#### Task details
Exactly the lines from the one containing "Give me the TikZ source for this diagram." through the one containing "(gainout) at ($(base.south)+(154,0)$);" must be returned; include both ends and nothing else.

#### Excerpted data
= = =
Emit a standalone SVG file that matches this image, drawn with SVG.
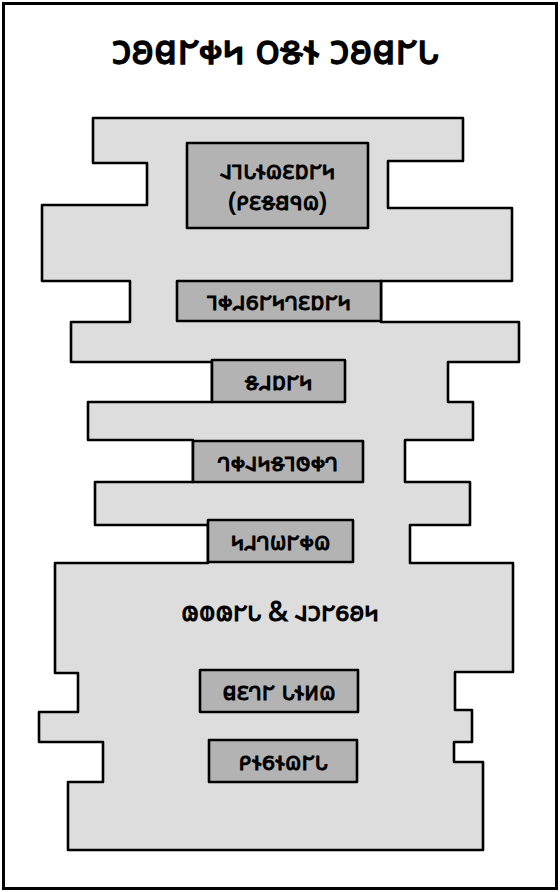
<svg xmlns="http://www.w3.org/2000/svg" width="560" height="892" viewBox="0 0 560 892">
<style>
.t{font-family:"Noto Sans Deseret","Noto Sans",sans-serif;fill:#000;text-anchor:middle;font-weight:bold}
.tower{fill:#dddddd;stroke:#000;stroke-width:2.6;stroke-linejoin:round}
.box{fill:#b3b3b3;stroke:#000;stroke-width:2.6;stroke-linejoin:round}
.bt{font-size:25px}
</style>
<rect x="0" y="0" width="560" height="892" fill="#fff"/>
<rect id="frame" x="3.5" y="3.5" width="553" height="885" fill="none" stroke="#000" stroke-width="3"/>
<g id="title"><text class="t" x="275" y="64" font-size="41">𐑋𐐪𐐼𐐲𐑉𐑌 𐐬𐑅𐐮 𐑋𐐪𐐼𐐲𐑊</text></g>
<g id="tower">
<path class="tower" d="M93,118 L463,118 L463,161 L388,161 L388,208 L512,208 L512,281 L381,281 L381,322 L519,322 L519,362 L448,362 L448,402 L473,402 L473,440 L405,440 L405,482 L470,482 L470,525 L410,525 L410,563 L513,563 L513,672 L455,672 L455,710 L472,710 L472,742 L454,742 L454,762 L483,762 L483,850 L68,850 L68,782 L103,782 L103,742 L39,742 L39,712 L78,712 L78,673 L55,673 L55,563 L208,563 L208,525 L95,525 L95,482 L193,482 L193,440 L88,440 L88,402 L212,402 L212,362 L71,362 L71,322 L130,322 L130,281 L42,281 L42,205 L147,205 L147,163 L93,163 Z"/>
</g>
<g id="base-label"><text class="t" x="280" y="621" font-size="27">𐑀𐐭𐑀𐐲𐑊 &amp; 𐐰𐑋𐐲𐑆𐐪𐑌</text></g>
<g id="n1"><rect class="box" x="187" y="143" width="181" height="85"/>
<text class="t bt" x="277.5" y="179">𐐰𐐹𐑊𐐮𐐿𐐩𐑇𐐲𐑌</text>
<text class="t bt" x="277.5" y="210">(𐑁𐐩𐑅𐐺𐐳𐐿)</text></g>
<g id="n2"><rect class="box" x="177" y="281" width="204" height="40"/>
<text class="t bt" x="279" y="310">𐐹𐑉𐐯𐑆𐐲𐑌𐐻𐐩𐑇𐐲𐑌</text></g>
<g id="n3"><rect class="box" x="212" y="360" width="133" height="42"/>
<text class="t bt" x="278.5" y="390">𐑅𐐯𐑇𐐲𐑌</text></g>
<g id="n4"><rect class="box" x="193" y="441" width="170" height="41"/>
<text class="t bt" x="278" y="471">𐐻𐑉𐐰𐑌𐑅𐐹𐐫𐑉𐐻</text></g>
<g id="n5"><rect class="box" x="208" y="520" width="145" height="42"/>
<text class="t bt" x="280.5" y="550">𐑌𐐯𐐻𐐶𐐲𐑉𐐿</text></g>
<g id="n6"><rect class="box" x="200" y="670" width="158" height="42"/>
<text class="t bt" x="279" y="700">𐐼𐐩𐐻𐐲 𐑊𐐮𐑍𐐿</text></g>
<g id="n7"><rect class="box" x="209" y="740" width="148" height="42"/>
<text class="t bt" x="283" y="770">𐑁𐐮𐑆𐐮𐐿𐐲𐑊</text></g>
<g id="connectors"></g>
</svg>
= = =
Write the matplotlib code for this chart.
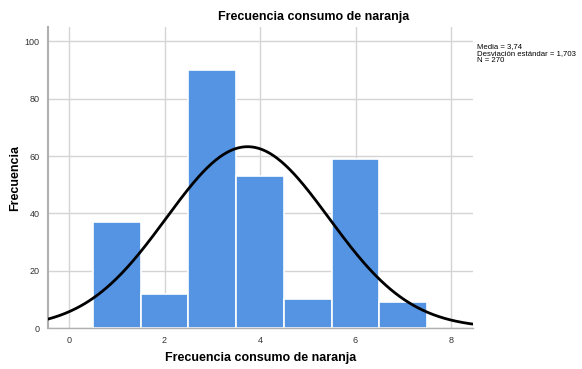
= = =
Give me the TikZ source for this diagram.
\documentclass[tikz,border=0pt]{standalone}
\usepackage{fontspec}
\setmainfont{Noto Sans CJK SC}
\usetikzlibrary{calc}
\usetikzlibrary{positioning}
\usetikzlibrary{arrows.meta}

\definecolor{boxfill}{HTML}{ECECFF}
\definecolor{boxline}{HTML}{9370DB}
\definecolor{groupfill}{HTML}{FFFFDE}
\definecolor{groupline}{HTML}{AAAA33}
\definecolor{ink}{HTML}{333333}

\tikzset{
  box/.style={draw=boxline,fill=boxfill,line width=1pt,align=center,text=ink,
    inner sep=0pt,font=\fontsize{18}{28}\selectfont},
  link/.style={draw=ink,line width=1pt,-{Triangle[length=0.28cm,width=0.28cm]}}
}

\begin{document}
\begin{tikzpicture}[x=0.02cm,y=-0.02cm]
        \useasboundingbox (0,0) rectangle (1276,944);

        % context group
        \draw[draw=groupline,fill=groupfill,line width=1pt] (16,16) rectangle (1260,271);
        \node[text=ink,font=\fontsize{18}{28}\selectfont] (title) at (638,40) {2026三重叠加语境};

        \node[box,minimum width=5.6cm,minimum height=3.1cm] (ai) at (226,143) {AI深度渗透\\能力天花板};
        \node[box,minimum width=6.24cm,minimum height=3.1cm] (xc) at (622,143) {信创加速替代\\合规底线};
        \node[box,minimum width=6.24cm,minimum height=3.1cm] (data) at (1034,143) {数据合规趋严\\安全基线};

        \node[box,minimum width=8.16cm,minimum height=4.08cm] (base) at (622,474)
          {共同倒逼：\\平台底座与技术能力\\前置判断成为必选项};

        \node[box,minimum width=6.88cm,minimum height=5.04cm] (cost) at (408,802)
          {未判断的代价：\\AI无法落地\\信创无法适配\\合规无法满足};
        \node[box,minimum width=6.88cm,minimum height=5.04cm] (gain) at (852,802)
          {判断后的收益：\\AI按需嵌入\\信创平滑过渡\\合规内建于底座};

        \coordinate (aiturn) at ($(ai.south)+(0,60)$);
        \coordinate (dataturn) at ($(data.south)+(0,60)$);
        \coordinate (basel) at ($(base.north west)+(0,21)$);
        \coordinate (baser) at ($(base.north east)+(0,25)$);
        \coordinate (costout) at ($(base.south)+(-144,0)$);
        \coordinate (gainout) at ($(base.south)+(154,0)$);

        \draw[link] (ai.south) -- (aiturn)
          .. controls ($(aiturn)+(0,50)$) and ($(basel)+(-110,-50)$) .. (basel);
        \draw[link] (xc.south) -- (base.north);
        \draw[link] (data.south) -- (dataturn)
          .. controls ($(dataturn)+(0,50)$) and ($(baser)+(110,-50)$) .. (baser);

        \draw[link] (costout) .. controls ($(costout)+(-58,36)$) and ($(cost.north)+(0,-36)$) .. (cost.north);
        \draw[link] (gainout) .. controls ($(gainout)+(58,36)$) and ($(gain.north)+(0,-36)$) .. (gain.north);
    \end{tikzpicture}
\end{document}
= = =
#### Result of this task
Give me the TikZ source for this diagram.
\documentclass[tikz,border=0pt]{standalone}
\usepackage{fontspec}
\setmainfont{Noto Sans CJK SC}
\usetikzlibrary{calc}
\usetikzlibrary{positioning}
\usetikzlibrary{arrows.meta}

\definecolor{boxfill}{HTML}{ECECFF}
\definecolor{boxline}{HTML}{9370DB}
\definecolor{groupfill}{HTML}{FFFFDE}
\definecolor{groupline}{HTML}{AAAA33}
\definecolor{ink}{HTML}{333333}

\tikzset{
  box/.style={draw=boxline,fill=boxfill,line width=1pt,align=center,text=ink,
    inner sep=0pt,font=\fontsize{18}{28}\selectfont},
  link/.style={draw=ink,line width=1pt,-{Triangle[length=0.28cm,width=0.28cm]}}
}

\begin{document}
\begin{tikzpicture}[x=0.02cm,y=-0.02cm]
        \useasboundingbox (0,0) rectangle (1276,944);

        % context group
        \draw[draw=groupline,fill=groupfill,line width=1pt] (16,16) rectangle (1260,271);
        \node[text=ink,font=\fontsize{18}{28}\selectfont] (title) at (638,40) {2026三重叠加语境};

        \node[box,minimum width=5.6cm,minimum height=3.1cm] (ai) at (226,143) {AI深度渗透\\能力天花板};
        \node[box,minimum width=6.24cm,minimum height=3.1cm] (xc) at (622,143) {信创加速替代\\合规底线};
        \node[box,minimum width=6.24cm,minimum height=3.1cm] (data) at (1034,143) {数据合规趋严\\安全基线};

        \node[box,minimum width=8.16cm,minimum height=4.08cm] (base) at (622,474)
          {共同倒逼：\\平台底座与技术能力\\前置判断成为必选项};

        \node[box,minimum width=6.88cm,minimum height=5.04cm] (cost) at (408,802)
          {未判断的代价：\\AI无法落地\\信创无法适配\\合规无法满足};
        \node[box,minimum width=6.88cm,minimum height=5.04cm] (gain) at (852,802)
          {判断后的收益：\\AI按需嵌入\\信创平滑过渡\\合规内建于底座};

        \coordinate (aiturn) at ($(ai.south)+(0,60)$);
        \coordinate (dataturn) at ($(data.south)+(0,60)$);
        \coordinate (basel) at ($(base.north west)+(0,21)$);
        \coordinate (baser) at ($(base.north east)+(0,25)$);
        \coordinate (costout) at ($(base.south)+(-144,0)$);
        \coordinate (gainout) at ($(base.south)+(154,0)$);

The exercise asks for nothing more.